The Draft.js -> HTML conversion may seem like extra overhead, but its impact will be minimal compared to data retrieval for the hydration. Additionally, it provides us with an opportunity to customise the front-end HTML our users will look at, for example:

Adding classes to list items, ul and ol tags so you can use your favourite CSS architecture or methodology.
Automagically making all links pointing to third-party sites open in a separate tabs by adding target="_blank" on the a tags.
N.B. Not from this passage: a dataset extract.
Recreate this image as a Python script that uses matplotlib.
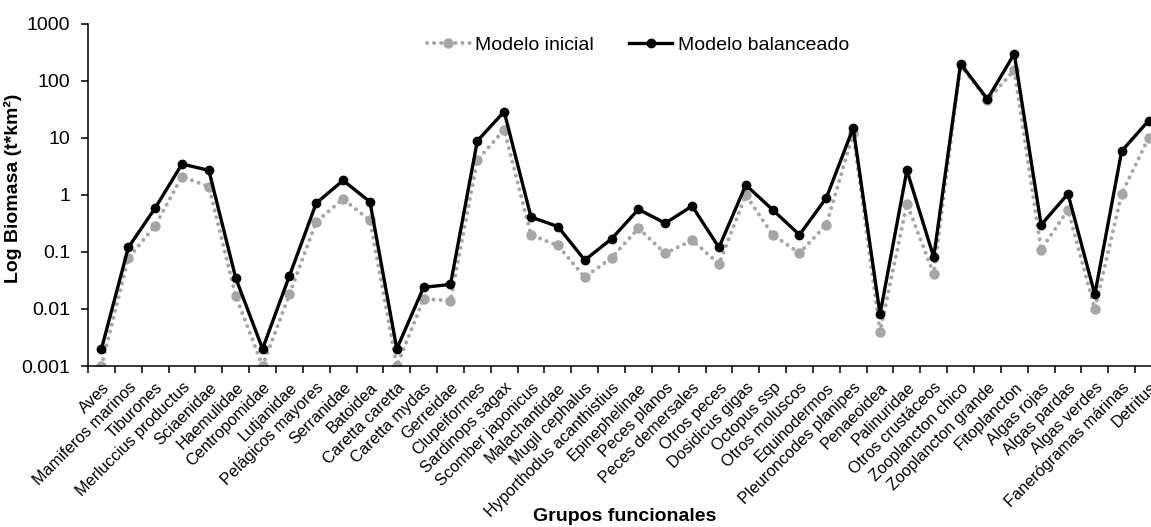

In practice, the API allows completely arbitrary rendering. It comes from the Draft.js exporter, and is heavily inspired by React’s createElement (what powers JSX):

# Basic example – let’s render all ul tags with an extra BEM class.
BLOCK_TYPES.UNORDERED_LIST_ITEM: {
    'element': 'li',
    'wrapper': 'ul',
    'wrapper_props': {'class': 'list--bullet'},
},

# For ols, we want more control. Let’s add the nesting level as a class.
def ordered_list(props):
    depth = props['block']['depth']

    # This will create an ol tag like this:
    # <ol class="list--numbered list--depth-1"></ol>
    return DOM.create_element('ol', {
        'class': 'list--numbered list--depth-{0}'.format(depth)
    }, props['children'])

# Finally, we said we want our links to open in a separate tab when they point at external sites. Easy!
def link(props):
    attrs = {
        'href': props['url']
    }

    # If the URL does not start with /, add a target attribute.
    if props['url'][0] != '/':
        attrs['target'] = '_blank'

    return DOM.create_element('a', attrs, props['children'])
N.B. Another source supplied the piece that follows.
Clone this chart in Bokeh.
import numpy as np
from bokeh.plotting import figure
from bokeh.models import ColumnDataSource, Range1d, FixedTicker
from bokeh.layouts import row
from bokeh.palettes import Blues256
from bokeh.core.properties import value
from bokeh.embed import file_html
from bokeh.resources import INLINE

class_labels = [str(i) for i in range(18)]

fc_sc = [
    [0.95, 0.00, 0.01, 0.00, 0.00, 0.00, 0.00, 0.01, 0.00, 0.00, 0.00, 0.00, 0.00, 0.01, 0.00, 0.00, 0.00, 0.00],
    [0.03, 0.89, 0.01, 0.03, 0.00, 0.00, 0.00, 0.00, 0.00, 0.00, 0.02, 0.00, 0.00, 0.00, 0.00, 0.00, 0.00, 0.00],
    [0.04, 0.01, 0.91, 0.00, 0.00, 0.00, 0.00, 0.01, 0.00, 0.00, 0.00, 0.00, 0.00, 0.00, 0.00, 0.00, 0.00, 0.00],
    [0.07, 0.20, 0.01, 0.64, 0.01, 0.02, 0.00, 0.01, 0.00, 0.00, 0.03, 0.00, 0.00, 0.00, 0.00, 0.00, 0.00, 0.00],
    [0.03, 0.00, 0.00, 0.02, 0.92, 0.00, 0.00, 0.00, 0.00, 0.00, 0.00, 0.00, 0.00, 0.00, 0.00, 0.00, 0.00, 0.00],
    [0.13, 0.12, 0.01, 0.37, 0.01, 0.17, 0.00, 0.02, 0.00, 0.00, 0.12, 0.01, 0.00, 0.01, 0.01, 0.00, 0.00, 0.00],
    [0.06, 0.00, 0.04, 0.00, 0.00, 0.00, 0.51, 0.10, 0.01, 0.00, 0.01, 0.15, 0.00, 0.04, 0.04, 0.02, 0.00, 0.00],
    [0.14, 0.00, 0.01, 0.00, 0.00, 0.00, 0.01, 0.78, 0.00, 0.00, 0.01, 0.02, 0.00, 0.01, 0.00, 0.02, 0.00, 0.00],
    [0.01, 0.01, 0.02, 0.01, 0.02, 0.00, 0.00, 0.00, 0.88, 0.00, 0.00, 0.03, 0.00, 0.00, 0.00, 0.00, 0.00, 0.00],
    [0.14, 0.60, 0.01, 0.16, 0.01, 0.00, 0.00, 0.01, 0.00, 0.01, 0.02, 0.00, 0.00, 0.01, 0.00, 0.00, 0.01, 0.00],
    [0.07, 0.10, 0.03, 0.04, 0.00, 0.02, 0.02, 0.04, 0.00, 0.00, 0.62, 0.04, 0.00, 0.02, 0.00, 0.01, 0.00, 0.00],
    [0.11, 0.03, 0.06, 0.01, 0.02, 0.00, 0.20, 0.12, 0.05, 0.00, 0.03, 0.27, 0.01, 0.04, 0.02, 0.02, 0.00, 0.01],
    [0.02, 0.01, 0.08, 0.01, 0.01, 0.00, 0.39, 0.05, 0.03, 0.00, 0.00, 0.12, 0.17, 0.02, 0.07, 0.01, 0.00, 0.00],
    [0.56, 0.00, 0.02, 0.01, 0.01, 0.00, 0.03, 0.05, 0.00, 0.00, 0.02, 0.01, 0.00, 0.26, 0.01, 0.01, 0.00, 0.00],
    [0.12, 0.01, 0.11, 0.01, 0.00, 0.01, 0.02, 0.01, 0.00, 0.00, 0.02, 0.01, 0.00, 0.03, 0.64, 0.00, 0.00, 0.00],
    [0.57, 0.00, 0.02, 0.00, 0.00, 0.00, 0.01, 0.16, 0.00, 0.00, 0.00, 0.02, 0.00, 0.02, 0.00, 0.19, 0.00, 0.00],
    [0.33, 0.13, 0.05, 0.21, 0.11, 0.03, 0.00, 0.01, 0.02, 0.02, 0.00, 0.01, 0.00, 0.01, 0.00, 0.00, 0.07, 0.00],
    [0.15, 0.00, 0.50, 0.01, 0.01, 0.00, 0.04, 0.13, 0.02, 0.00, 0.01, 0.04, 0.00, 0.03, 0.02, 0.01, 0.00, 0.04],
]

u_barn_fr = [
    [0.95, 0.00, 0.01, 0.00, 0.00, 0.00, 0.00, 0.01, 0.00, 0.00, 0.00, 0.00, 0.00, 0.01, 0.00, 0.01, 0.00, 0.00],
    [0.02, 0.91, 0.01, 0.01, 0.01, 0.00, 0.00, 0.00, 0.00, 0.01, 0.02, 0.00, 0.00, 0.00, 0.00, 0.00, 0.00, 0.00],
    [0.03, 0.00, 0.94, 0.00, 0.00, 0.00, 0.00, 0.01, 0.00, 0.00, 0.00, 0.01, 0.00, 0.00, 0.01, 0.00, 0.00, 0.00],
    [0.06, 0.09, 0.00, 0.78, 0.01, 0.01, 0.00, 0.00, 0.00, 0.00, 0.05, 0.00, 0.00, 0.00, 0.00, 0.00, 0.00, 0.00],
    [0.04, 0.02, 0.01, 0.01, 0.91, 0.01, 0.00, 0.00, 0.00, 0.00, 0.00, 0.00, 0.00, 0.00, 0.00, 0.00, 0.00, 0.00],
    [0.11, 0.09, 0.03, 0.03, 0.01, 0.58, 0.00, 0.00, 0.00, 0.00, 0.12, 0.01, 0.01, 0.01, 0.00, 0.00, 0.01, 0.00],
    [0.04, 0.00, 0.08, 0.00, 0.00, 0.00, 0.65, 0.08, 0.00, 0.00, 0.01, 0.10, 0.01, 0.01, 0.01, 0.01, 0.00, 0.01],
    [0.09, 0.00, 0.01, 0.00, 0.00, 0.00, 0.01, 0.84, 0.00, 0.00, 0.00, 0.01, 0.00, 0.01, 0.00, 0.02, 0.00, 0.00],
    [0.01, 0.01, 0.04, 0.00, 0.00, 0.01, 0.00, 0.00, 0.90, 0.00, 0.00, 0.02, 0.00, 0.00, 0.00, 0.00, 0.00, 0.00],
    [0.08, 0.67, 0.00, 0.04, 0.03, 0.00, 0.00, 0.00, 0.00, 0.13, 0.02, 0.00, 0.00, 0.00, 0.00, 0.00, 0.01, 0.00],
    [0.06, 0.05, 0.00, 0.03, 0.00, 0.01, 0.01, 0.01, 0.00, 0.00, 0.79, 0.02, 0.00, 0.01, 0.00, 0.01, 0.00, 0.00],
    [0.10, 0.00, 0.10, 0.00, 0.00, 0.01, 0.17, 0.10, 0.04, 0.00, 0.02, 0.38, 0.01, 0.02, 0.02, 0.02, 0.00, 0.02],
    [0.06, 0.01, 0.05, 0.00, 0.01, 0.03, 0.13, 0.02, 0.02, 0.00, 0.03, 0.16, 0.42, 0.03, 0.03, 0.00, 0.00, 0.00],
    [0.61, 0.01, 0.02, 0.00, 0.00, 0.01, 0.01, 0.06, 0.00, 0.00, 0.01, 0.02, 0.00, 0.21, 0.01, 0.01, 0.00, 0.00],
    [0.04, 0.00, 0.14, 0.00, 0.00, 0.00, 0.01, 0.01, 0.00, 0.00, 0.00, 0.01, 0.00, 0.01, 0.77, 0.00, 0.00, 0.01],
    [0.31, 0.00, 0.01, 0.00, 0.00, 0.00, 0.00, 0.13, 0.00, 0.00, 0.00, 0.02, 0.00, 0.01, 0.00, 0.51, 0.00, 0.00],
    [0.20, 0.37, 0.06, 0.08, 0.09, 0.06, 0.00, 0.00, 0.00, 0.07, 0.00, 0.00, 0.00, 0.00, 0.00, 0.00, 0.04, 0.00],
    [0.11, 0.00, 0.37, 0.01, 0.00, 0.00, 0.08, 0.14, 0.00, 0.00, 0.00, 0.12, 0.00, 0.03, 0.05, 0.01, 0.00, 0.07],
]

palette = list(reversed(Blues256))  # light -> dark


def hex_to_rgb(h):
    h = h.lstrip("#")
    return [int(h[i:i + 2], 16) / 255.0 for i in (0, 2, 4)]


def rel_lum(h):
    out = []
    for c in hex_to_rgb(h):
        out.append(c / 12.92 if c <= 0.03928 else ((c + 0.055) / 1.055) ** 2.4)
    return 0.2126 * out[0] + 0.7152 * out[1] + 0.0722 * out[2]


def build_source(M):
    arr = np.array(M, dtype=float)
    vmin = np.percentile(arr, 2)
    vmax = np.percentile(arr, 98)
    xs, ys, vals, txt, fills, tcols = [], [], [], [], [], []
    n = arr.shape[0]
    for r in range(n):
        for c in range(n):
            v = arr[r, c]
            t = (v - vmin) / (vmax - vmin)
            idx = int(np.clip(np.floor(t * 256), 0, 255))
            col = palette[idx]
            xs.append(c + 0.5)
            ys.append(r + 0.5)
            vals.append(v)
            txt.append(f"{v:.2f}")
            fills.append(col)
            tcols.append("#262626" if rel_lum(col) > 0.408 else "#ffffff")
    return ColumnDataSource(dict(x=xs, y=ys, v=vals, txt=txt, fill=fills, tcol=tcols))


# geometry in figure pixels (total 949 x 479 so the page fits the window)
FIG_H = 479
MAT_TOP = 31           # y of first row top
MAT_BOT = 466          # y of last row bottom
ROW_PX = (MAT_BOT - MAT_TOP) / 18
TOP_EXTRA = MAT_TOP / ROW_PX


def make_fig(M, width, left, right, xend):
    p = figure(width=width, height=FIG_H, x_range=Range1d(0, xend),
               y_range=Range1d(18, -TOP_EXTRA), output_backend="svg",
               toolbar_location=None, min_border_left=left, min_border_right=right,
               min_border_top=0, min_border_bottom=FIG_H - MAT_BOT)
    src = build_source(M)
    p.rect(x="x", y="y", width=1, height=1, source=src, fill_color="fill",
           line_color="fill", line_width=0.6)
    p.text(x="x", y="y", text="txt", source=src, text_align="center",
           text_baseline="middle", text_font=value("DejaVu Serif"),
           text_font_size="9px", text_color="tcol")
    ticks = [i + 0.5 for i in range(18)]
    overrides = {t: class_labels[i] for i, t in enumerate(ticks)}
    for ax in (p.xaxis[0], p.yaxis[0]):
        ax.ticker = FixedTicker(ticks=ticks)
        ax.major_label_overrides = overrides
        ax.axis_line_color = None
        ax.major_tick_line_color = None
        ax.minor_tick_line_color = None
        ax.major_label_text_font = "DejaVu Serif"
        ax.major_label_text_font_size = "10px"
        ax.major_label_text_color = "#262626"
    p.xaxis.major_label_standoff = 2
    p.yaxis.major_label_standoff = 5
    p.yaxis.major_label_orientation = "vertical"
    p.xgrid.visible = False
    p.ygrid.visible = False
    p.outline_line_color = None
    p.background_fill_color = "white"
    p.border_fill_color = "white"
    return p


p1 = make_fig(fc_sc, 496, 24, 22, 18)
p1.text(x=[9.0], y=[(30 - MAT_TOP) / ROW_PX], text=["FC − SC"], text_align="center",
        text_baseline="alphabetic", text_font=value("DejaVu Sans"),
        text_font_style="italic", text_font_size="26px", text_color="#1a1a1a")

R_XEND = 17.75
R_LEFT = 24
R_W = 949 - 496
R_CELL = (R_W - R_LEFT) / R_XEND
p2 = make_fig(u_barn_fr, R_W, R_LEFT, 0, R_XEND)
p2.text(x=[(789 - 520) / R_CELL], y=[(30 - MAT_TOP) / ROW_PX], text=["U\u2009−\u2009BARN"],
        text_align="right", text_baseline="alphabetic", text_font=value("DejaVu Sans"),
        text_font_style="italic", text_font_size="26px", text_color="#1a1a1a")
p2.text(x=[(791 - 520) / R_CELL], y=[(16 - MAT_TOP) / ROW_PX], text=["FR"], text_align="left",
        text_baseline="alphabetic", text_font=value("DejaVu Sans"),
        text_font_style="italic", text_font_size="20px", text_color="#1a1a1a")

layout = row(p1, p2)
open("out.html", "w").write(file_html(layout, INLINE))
Isn’t that exciting?! Unfortunately (insert sad face emoji here), this isn’t fully hooked up in Wagtail just yet. For content storage and rendering, Wagtail still uses its own HTML-like / XML representation. There is an open feature request to develop this further – feel free to chime in with your thoughts.

Have a look at the Draft.js exporter that powers our editor to learn more about the rendering API.

Beyond rich text

With the help of Draft.js, we are bringing more structure and semantics to rich text, and making rich text more reliable for end users. This doesn’t mean that developers should start using rich text for all content. Wagtail’s StreamField still is a wonderful medium. Plain text also has a bright future.

However, beyond the rich text pipeline, there is another area where Draft.js helps a lot: building better user experiences for content authors. This could be as simple as having a reliable way to measure the length of written content, or calculating other useful metrics like reading level. Or simply converting “quotes” into their “smart” equivalent, to make your site’s microcopy shine even brighter. All of those features could (and should) be available on plain-text content, and here as well Draft.js and its programmatic API could help tremendously.

Draftail already does quite a bit in this direction, in particular with its keyboard-centric control, and we’ll explore future possibilities in an upcoming blog post.